(Data rows):
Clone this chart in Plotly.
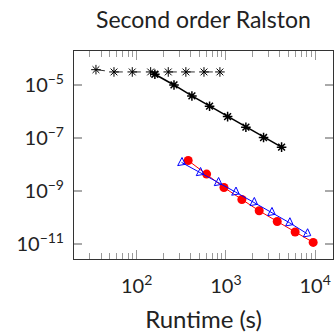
import plotly.graph_objects as go

# Data
flat_x = [35.0, 55.7, 89.3, 143.5, 226, 356, 568, 857]
flat_y = [3.77e-5, 3.09e-5, 3.09e-5, 3.09e-5, 3.09e-5, 3.09e-5, 3.09e-5, 3.09e-5]

black_x = [160, 262, 416, 656, 1045, 1675, 2642, 4207]
black_y = [2.53e-5, 1.0e-5, 3.85e-6, 1.58e-6, 6.4e-7, 2.55e-7, 1.04e-7, 4.5e-8]

red_x = [378, 608, 951, 1510, 2360, 3758, 5970, 9506]
red_y = [1.41e-8, 4.34e-9, 1.36e-9, 4.79e-10, 1.79e-10, 7.1e-11, 2.83e-11, 1.15e-11]

blue_x = [319, 515, 820, 1285, 2061, 3251, 5164, 8147]
blue_y = [1.19e-8, 4.98e-9, 2.09e-9, 9.1e-10, 3.69e-10, 1.55e-10, 6.34e-11, 2.44e-11]

y_tickvals = [1e-5, 1e-7, 1e-9, 1e-11]
y_ticktext = ["10<sup>−5</sup>", "10<sup>−7</sup>", "10<sup>−9</sup>", "10<sup>−11</sup>"]
x_tickvals = [1e2, 1e3, 1e4]
x_ticktext = ["10<sup>2</sup>", "10<sup>3</sup>", "10<sup>4</sup>"]
x_minor_vals = [30, 40, 50, 60, 70, 80, 90,
                200, 300, 400, 500, 600, 700, 800, 900,
                2000, 3000, 4000, 5000, 6000, 7000, 8000, 9000]

FONT = "Lato"

fig = go.Figure()
fig.add_trace(go.Scatter(
    x=flat_x, y=flat_y, mode="lines+markers",
    line=dict(color="black", width=0.8, dash="dash"),
    marker=dict(symbol="asterisk-open", size=8, line=dict(color="black", width=1)),
    showlegend=False))
fig.add_trace(go.Scatter(
    x=black_x, y=black_y, mode="lines+markers",
    line=dict(color="black", width=1.6),
    marker=dict(symbol="asterisk-open", size=8, line=dict(color="black", width=1.5)),
    showlegend=False))
fig.add_trace(go.Scatter(
    x=red_x, y=red_y, mode="lines+markers",
    line=dict(color="#ff0000", width=1),
    marker=dict(symbol="circle", size=9, color="#ff0000"),
    showlegend=False))
fig.add_trace(go.Scatter(
    x=blue_x, y=blue_y, mode="lines+markers",
    line=dict(color="#0000ff", width=1),
    marker=dict(symbol="triangle-right-open", size=8, angle=28,
                line=dict(color="#0000ff", width=1)),
    showlegend=False))

fig.update_layout(
    width=334, height=333,
    margin=dict(l=74, r=1, t=51, b=74, autoexpand=False),
    plot_bgcolor="white", paper_bgcolor="white",
    font=dict(family=FONT, size=20, color="#222"),
    title=dict(text="Second order Ralston", x=0.609, xanchor="center",
               y=0.94, yanchor="middle", font=dict(size=23)),
)
fig.update_xaxes(
    type="log", range=[1.298, 4.2],
    tickvals=x_tickvals, ticktext=x_ticktext,
    ticks="inside", ticklen=9, tickcolor="#999", tickwidth=1,
    ticklabelstandoff=9,
    showline=True, linecolor="#333", linewidth=1, mirror="ticks",
    showgrid=False, zeroline=False,
    minor=dict(tickvals=x_minor_vals, ticks="inside", ticklen=6,
               tickcolor="#999", tickwidth=1, showgrid=False),
    title=dict(text="Runtime (s)", standoff=16, font=dict(size=24)),
    automargin=False,
)
fig.update_yaxes(
    type="log", range=[-11.565, -3.72],
    tickvals=y_tickvals, ticktext=y_ticktext,
    ticks="inside", ticklen=8, tickcolor="#aaa", tickwidth=1.5,
    ticklabelstandoff=5,
    showline=True, linecolor="#333", linewidth=1, mirror="ticks",
    showgrid=False, zeroline=False, automargin=False,
)

fig.write_html("out.html")
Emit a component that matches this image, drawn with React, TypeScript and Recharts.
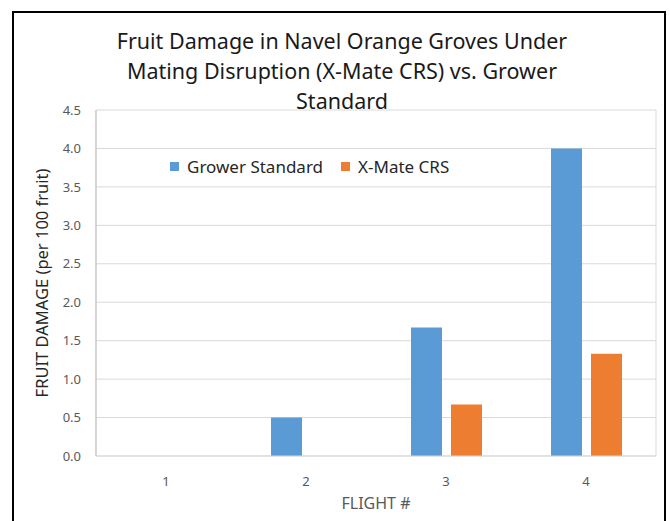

(Problem requirements): Leave the images out, please, and restate each line word for word.

(Final result):
Clone this chart in Plotly.
import plotly.graph_objects as go

# Data
flat_x = [35.0, 55.7, 89.3, 143.5, 226, 356, 568, 857]
flat_y = [3.77e-5, 3.09e-5, 3.09e-5, 3.09e-5, 3.09e-5, 3.09e-5, 3.09e-5, 3.09e-5]

black_x = [160, 262, 416, 656, 1045, 1675, 2642, 4207]
black_y = [2.53e-5, 1.0e-5, 3.85e-6, 1.58e-6, 6.4e-7, 2.55e-7, 1.04e-7, 4.5e-8]

red_x = [378, 608, 951, 1510, 2360, 3758, 5970, 9506]
red_y = [1.41e-8, 4.34e-9, 1.36e-9, 4.79e-10, 1.79e-10, 7.1e-11, 2.83e-11, 1.15e-11]

blue_x = [319, 515, 820, 1285, 2061, 3251, 5164, 8147]
blue_y = [1.19e-8, 4.98e-9, 2.09e-9, 9.1e-10, 3.69e-10, 1.55e-10, 6.34e-11, 2.44e-11]

y_tickvals = [1e-5, 1e-7, 1e-9, 1e-11]
y_ticktext = ["10<sup>−5</sup>", "10<sup>−7</sup>", "10<sup>−9</sup>", "10<sup>−11</sup>"]
x_tickvals = [1e2, 1e3, 1e4]
x_ticktext = ["10<sup>2</sup>", "10<sup>3</sup>", "10<sup>4</sup>"]
x_minor_vals = [30, 40, 50, 60, 70, 80, 90,
                200, 300, 400, 500, 600, 700, 800, 900,
                2000, 3000, 4000, 5000, 6000, 7000, 8000, 9000]

FONT = "Lato"

fig = go.Figure()
fig.add_trace(go.Scatter(
    x=flat_x, y=flat_y, mode="lines+markers",
    line=dict(color="black", width=0.8, dash="dash"),
    marker=dict(symbol="asterisk-open", size=8, line=dict(color="black", width=1)),
    showlegend=False))
fig.add_trace(go.Scatter(
    x=black_x, y=black_y, mode="lines+markers",
    line=dict(color="black", width=1.6),
    marker=dict(symbol="asterisk-open", size=8, line=dict(color="black", width=1.5)),
    showlegend=False))
fig.add_trace(go.Scatter(
    x=red_x, y=red_y, mode="lines+markers",
    line=dict(color="#ff0000", width=1),
    marker=dict(symbol="circle", size=9, color="#ff0000"),
    showlegend=False))
fig.add_trace(go.Scatter(
    x=blue_x, y=blue_y, mode="lines+markers",
    line=dict(color="#0000ff", width=1),
    marker=dict(symbol="triangle-right-open", size=8, angle=28,
                line=dict(color="#0000ff", width=1)),
    showlegend=False))

fig.update_layout(
    width=334, height=333,
    margin=dict(l=74, r=1, t=51, b=74, autoexpand=False),
    plot_bgcolor="white", paper_bgcolor="white",
    font=dict(family=FONT, size=20, color="#222"),
    title=dict(text="Second order Ralston", x=0.609, xanchor="center",
               y=0.94, yanchor="middle", font=dict(size=23)),
)
fig.update_xaxes(
    type="log", range=[1.298, 4.2],
    tickvals=x_tickvals, ticktext=x_ticktext,
    ticks="inside", ticklen=9, tickcolor="#999", tickwidth=1,
    ticklabelstandoff=9,
    showline=True, linecolor="#333", linewidth=1, mirror="ticks",
    showgrid=False, zeroline=False,
    minor=dict(tickvals=x_minor_vals, ticks="inside", ticklen=6,
               tickcolor="#999", tickwidth=1, showgrid=False),
    title=dict(text="Runtime (s)", standoff=16, font=dict(size=24)),
    automargin=False,
)
fig.update_yaxes(
    type="log", range=[-11.565, -3.72],
    tickvals=y_tickvals, ticktext=y_ticktext,
    ticks="inside", ticklen=8, tickcolor="#aaa", tickwidth=1.5,
    ticklabelstandoff=5,
    showline=True, linecolor="#333", linewidth=1, mirror="ticks",
    showgrid=False, zeroline=False, automargin=False,
)

fig.write_html("out.html")
Emit a component that matches this image, drawn with React, TypeScript and Recharts.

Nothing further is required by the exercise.